Only a number is required: how many lines of the material contain the word "with"?

» Material provided
===

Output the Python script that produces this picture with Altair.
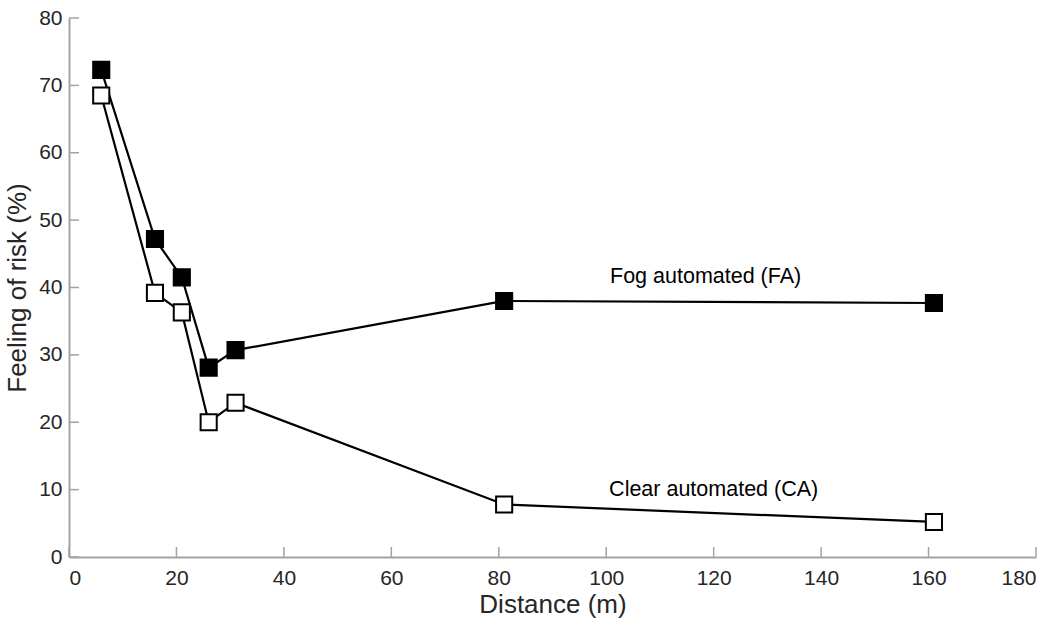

===

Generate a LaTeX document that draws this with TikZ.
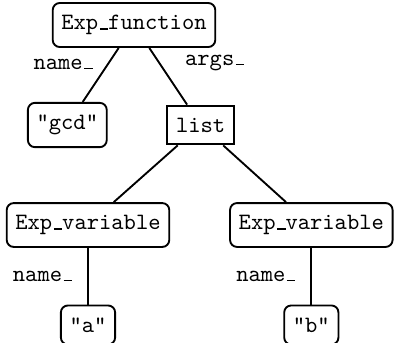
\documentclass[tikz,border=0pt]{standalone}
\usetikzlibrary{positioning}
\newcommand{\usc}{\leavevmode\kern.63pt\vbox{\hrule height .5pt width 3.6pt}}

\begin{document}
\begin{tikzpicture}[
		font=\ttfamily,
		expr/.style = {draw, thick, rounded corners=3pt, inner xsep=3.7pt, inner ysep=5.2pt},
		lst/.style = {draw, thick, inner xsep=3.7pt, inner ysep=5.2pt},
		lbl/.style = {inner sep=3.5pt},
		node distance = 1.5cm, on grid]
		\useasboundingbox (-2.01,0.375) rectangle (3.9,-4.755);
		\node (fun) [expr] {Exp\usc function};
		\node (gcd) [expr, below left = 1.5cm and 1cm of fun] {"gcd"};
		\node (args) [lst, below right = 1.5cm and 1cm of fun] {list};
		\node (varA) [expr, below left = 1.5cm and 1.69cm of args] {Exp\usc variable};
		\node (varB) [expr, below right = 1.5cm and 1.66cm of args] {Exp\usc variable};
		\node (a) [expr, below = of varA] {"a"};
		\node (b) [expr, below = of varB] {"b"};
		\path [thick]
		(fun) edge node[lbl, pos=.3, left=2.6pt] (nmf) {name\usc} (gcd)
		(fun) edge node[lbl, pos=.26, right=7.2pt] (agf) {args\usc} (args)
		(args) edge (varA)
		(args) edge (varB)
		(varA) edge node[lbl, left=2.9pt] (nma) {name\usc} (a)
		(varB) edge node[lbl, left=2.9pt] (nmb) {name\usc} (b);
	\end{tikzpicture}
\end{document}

===

» Exercise answer
2